C’est le long de la frontière italo-suisse que l’on trouve le plus grand nombre de sommets commémorant des alpinistes célèbres: Punta Gnifetti, Ludwigshöhe, Parrotspitz, Pic Tyndall, Vincentpyramide, Zumsteinspitze. Le point culminant de la Suisse (4634m) que l’on a longtemps appelé tout simplement «Hochspitz» – la haute pointe – se trouve dans la même région. Au XIXe siècle il a été rebaptisé Pointe Dufour, en l’honneur de l’un des plus grands personnages publics de Suisse du XIXe, le général Guillaume Henri Dufour, éminent cartographe, commandant des Confédérés lors de la brève guerre civile du Sonderbund en 1847 et l’un des pères fondateurs du Comité international de la Croix-Rouge.

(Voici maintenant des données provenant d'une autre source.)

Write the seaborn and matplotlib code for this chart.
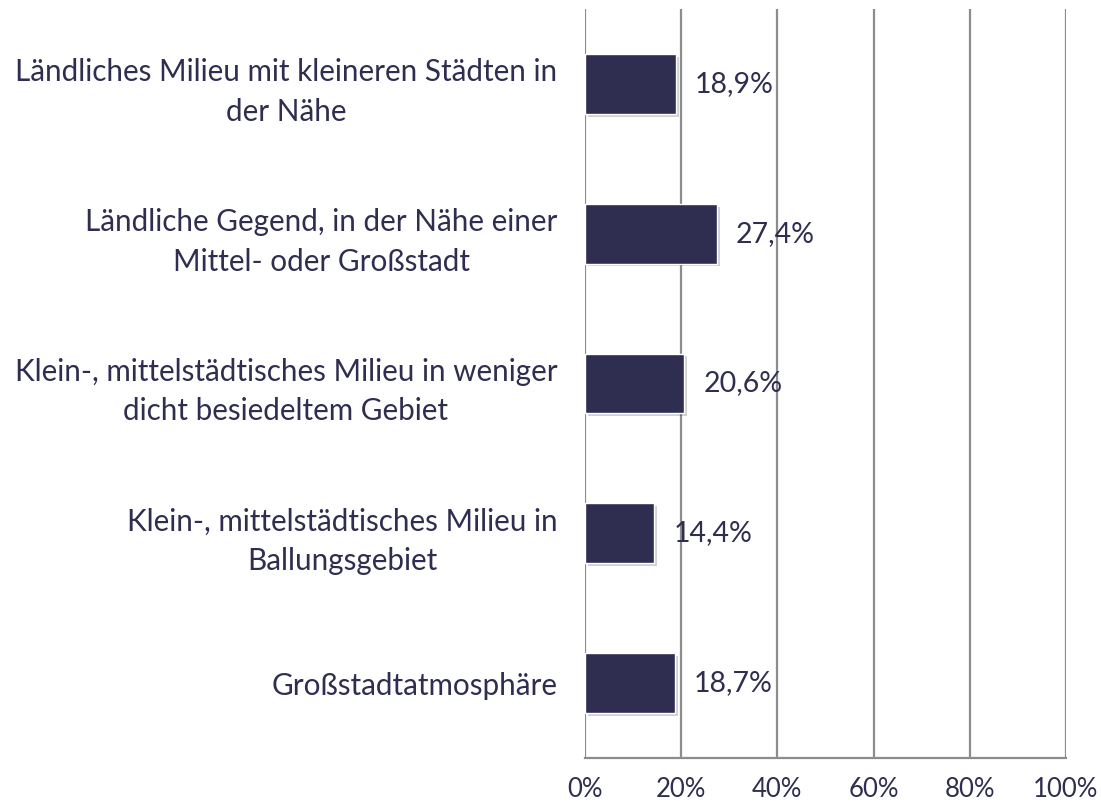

Des scientifiques ont aussi donné leur nom à des montagnes, en particulier dans la région du Grimsel. En l’espèce ils furent choisis un beau jour de 1840 par l’expédition d’exploration du glacier de l’Unteraar menée par Louis Agassiz. En effet, apprenant par les guides qui l’accompagnaient que la plupart des sommets qui l’entouraient n’avaient pas encore de nom, celui-ci décida d’y remédier sur-le-champ. Et c’est ainsi qu’il leur donna le nom de personnages illustres qui, d’une manière ou d’une autre, avaient contribué à la connaissance de la montagne: Desorhorn, Escherhorn, Grunerhorn, Hugihorn, Scheuchzerhorn, sans oublier bien sûr l’Agassizhorn.
Mais cette pratique n’était, et n’est toujours pas, du goût de tout le monde. En 1865, un membre du Club Alpin Suisse avait manifesté sa désapprobation vis-à-vis de «cette génération prétentieuse qui veut établir un lien éternel entre des montagnes vieilles de centaines de milliers d’années, qui nous survivront encore plus longtemps, et nos vies éphémères».
Aujourd’hui encore, trouver un nom aux montagnes est une entreprise sérieuse. En 1997, une femme qui avait gagné un concours toponymique organisé par un hôtel thermal de Vals, dans les Grisons, vit sa proposition, «Peter Horä», refusée par les autorités cantonales. Celles-ci déclarèrent qu’il était «inconvenant» de donner des noms de personnes aux montagnes et désapprouvèrent le but commercial du concours. Ainsi, le sommet en question qui culmine à 3000m n’a toujours pas de nom et les autorités disent qu’il en sera toujours ainsi.